* **RECORDED INFORMATION**
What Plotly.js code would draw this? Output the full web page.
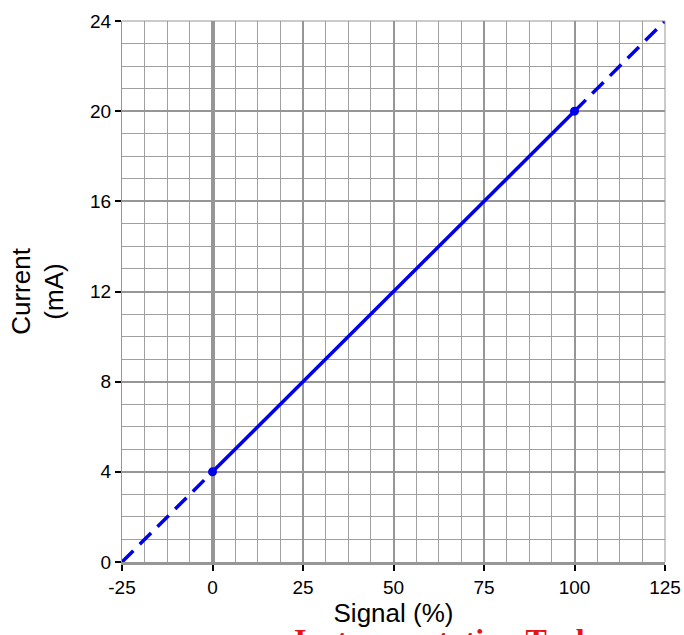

---

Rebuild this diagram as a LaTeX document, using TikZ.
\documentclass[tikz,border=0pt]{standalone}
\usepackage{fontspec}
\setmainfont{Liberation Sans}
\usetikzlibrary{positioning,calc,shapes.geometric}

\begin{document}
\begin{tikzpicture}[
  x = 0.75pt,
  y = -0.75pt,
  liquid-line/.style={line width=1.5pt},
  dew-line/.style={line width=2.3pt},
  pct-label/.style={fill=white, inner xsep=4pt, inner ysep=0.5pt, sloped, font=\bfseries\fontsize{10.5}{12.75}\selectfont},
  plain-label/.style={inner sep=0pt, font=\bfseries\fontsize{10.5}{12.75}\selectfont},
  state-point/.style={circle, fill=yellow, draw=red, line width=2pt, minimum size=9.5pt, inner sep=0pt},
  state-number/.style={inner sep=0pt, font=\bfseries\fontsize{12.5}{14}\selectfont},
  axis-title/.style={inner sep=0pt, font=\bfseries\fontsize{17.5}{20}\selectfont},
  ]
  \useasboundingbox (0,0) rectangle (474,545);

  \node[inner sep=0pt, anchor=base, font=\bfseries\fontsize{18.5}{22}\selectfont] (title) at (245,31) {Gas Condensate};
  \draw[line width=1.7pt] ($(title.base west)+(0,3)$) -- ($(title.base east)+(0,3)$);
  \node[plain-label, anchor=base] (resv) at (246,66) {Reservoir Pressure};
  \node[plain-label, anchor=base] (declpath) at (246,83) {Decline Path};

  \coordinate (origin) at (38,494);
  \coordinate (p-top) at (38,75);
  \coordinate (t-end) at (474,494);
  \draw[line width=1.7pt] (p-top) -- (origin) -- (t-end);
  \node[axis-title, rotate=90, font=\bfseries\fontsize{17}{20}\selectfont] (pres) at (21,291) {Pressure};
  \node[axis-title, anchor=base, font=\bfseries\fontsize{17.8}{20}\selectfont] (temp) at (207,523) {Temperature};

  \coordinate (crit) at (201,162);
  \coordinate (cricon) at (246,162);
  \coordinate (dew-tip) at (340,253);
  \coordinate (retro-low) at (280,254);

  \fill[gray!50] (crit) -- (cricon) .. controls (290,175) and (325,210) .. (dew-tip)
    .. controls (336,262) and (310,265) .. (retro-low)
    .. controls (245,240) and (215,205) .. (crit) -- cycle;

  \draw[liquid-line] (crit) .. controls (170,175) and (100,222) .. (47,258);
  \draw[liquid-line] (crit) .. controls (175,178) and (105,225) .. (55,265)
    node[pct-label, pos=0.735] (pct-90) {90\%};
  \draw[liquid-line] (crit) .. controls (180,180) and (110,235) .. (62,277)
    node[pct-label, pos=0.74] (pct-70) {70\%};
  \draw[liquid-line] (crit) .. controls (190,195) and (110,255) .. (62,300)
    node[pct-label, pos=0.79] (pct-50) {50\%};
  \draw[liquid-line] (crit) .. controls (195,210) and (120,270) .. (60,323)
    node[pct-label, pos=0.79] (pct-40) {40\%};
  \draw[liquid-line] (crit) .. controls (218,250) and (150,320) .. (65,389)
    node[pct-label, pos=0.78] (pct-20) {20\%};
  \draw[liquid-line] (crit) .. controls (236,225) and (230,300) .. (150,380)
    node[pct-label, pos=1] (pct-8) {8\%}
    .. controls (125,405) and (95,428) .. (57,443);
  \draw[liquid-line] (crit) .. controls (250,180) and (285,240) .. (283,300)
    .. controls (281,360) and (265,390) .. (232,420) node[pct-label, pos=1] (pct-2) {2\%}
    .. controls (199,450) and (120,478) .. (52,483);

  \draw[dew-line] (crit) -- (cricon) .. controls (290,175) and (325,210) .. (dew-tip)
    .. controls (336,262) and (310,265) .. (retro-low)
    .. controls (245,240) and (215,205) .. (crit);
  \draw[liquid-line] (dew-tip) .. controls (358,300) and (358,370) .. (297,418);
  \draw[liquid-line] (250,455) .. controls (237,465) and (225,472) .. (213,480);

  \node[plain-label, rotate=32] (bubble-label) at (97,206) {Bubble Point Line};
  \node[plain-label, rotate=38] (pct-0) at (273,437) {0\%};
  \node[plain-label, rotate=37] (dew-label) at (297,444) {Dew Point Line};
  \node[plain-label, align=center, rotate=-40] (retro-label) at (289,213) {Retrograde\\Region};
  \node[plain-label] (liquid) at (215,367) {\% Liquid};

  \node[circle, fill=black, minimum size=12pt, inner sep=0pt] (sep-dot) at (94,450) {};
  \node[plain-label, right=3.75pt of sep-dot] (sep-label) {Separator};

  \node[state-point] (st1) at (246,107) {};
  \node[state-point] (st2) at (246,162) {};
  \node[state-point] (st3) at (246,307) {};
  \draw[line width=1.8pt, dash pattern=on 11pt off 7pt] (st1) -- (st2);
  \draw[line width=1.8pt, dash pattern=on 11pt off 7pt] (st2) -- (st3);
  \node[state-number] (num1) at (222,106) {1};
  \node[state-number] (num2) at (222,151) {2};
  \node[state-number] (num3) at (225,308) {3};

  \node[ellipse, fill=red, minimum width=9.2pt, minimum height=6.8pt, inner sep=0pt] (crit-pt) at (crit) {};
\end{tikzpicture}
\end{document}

* **TASK BRIEF**
Return exactly the lines above from the line that has "Rebuild this diagram" through the line that has "anchor=base] (declpath) at", inclusive, and nothing else.

* **SOLUTION TO THIS EXERCISE**
Rebuild this diagram as a LaTeX document, using TikZ.
\documentclass[tikz,border=0pt]{standalone}
\usepackage{fontspec}
\setmainfont{Liberation Sans}
\usetikzlibrary{positioning,calc,shapes.geometric}

\begin{document}
\begin{tikzpicture}[
  x = 0.75pt,
  y = -0.75pt,
  liquid-line/.style={line width=1.5pt},
  dew-line/.style={line width=2.3pt},
  pct-label/.style={fill=white, inner xsep=4pt, inner ysep=0.5pt, sloped, font=\bfseries\fontsize{10.5}{12.75}\selectfont},
  plain-label/.style={inner sep=0pt, font=\bfseries\fontsize{10.5}{12.75}\selectfont},
  state-point/.style={circle, fill=yellow, draw=red, line width=2pt, minimum size=9.5pt, inner sep=0pt},
  state-number/.style={inner sep=0pt, font=\bfseries\fontsize{12.5}{14}\selectfont},
  axis-title/.style={inner sep=0pt, font=\bfseries\fontsize{17.5}{20}\selectfont},
  ]
  \useasboundingbox (0,0) rectangle (474,545);

  \node[inner sep=0pt, anchor=base, font=\bfseries\fontsize{18.5}{22}\selectfont] (title) at (245,31) {Gas Condensate};
  \draw[line width=1.7pt] ($(title.base west)+(0,3)$) -- ($(title.base east)+(0,3)$);
  \node[plain-label, anchor=base] (resv) at (246,66) {Reservoir Pressure};
  \node[plain-label, anchor=base] (declpath) at (246,83) {Decline Path};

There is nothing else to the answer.